We’ve all had those days when a couple of minor things go wrong and suddenly the whole day seems a failure. I’ve spilled coffee on myself getting into the car and then gotten to school only to realize I left something important at home. Next thing I know, I’m claiming to have a “horrible day” when really just a couple of things have gone awry.
Many of our students have this experience daily. They struggle with something or make mistakes that weigh so heavily on them that these things distort their view of the whole day. These children don’t have the perspective to recognize that these moments are just small pieces of a much greater experience. They allow these negative events to color their whole day—or sometimes, alter their whole perception of themselves.
Connor is an example of one of these students. He began fifth grade at High Tech Elementary with a lack of flexibility and problem solving skills that caused him to ‘explode’ in the classroom with disruptive, inappropriate and sometimes destructive behavior. These moments were so outrageous that they captured the attention of every child in the class, and caused us all to start thinking of Connor as only a collection of these events. Connor frequently called himself “an idiot” or “stupid” and claimed to not be able to control himself—which was an understandable belief after a lifetime of experiences like these.
By October, I had witnessed many of Connor’s “explosions” followed by his belligerent defenses of “I can’t help it, I’m just an idiot.” When I sat down and carefully reviewed a typical day, I realized Connor had positively contributed to several activities when he was not having outbursts. If I could help Connor gain perspective on his behavior, he might realize that he is not defined by his explosions and see that he has the ability to do good things in school (and actually does, at times, too).
I developed a rudimentary tabulation of Connor’s day for several days to help him more objectively review his behavior (see graphic). It was basically a schedule for the events of the day—every minor activity in which we participated. As we progressed through the schedule, Connor and I reported on his behavior and participation in each task. The simple purpose was to have a clear, quantifiable representation of his day. The record was not a behavioral chart aimed at getting compliance, but rather a reflective exercise that allowed Connor to honestly view his own experiences intending to help him feel ownership of his behavior (both good and bad).
After three typical days (days in which Connor’s “explosions” were still dramatic and frequent) the records showed that there were many times during each day in which he was behaving as a contributing student in our class. This surprised Connor so greatly that he actually commented with a proud smile, “I’m not an idiot, am I?” One week of this approach helped to change Connor’s perception of himself; the reports allowed him to see that he was more than just his poor behavior. Even more noteworthy is that this shift in thinking opened up Connor to the idea that he has the ability to contribute in a positive way and it has made him willing to address his problems to help him reduce his explosions in class.
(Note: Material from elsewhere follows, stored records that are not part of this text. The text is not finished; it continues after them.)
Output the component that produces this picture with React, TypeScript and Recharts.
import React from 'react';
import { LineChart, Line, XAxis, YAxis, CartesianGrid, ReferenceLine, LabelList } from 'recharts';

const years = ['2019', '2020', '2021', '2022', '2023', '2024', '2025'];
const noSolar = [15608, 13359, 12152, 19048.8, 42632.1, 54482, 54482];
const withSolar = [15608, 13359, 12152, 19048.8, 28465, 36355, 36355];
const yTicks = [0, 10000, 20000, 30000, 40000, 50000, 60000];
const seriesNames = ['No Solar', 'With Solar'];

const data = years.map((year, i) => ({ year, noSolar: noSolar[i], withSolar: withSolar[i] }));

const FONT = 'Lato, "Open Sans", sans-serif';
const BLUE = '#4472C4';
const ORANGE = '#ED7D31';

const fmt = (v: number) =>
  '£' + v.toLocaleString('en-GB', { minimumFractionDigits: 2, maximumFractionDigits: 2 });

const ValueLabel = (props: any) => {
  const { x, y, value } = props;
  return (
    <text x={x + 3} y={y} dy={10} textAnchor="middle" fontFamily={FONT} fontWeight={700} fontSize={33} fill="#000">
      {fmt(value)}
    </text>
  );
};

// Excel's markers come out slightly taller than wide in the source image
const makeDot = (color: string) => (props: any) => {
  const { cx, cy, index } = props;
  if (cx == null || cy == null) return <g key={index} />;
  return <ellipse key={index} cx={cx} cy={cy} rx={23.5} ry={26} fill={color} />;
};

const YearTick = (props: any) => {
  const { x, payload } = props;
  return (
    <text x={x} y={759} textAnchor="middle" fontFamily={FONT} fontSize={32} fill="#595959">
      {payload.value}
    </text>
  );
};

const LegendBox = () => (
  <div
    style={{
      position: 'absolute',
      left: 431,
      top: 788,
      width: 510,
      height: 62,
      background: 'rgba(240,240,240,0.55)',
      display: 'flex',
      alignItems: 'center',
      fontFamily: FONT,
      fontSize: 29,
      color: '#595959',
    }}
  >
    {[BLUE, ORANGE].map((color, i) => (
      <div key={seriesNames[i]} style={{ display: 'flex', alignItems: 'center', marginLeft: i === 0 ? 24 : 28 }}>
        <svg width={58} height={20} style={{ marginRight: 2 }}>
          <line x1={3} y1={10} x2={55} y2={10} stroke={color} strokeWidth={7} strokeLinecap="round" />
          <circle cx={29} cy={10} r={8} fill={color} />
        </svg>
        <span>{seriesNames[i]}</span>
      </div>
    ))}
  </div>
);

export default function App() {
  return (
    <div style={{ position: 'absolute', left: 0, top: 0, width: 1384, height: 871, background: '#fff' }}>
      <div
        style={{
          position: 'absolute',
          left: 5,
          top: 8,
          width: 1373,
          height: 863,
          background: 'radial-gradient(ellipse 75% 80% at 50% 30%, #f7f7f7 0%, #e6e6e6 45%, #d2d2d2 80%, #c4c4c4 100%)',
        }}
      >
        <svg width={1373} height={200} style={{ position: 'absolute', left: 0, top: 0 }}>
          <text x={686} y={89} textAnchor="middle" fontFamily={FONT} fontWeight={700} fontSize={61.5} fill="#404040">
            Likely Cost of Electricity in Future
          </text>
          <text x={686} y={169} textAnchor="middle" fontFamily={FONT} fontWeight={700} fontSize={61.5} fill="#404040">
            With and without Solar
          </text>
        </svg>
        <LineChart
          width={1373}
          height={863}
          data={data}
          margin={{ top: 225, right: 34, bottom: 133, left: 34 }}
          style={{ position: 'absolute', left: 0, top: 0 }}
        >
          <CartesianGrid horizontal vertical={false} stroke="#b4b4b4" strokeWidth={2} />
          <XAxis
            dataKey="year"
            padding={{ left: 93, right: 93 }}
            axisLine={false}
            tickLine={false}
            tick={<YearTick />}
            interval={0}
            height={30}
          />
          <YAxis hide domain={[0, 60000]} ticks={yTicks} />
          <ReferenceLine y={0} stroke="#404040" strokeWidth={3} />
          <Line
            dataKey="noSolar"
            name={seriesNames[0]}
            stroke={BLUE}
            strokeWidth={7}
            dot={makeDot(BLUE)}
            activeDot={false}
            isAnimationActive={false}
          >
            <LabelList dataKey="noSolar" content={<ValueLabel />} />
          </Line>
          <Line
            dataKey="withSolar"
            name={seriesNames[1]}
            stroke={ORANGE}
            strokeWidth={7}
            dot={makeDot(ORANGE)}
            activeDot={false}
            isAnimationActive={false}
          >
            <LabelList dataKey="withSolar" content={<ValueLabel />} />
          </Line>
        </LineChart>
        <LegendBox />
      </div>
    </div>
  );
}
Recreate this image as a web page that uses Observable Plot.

The design of this record is adaptable. For Connor, smile and frown face symbols were appropriate; they made it easy for him to quickly discern between his positive and negative actions. I also divided activities into parts so that Connor could report success during one time even if he didn’t behave well throughout the whole event.
In addition to helping Connor gain perspective on his experience, these reports, when shared with the class, helped alter Connor’s classmates’ opinions of him. His loud and frequent negative behaviors had molded their perceptions of him such that they had trouble seeing around them. The class anticipated poor behavior with every interaction with Connor. A couple of these records, shared by Connor with the class, helped revise their view of Connor and recall and appreciate moments in which Connor contributed to the class rather than took away from it.
I have used this system with other students, as well. Kristine is a high achiever who is incredibly tough on herself. On a day with several successes, Kristine only remembers her mistakes and however minor, feels discouraged by them. I created a chart for Kristine to record her personal successes and failures in a typical day. Following each activity, she gave herself a grade for her perceived experience during the activity. By the end of the day, Kristine concluded positively about her school day even though there were occasional hiccups. The overwhelming presence of ‘high grades’ helped her look past the lower times—times she normally dwelt on extensively. This experience was pivotal in helping Kristine recognize that her misperception of events was causing her distress. Since this experience, Kristine occasionally reverts back to getting greatly discouraged by events in her day; the chart she completed is a powerful visual to look back on reminding her to put things in perspective.
Helping students develop the capacity to view things objectively—to obtain honest perspectives of their experiences—is important for developing reflective students. This simple approach can help students with very different experiences better recall and candidly view their actions and behavior.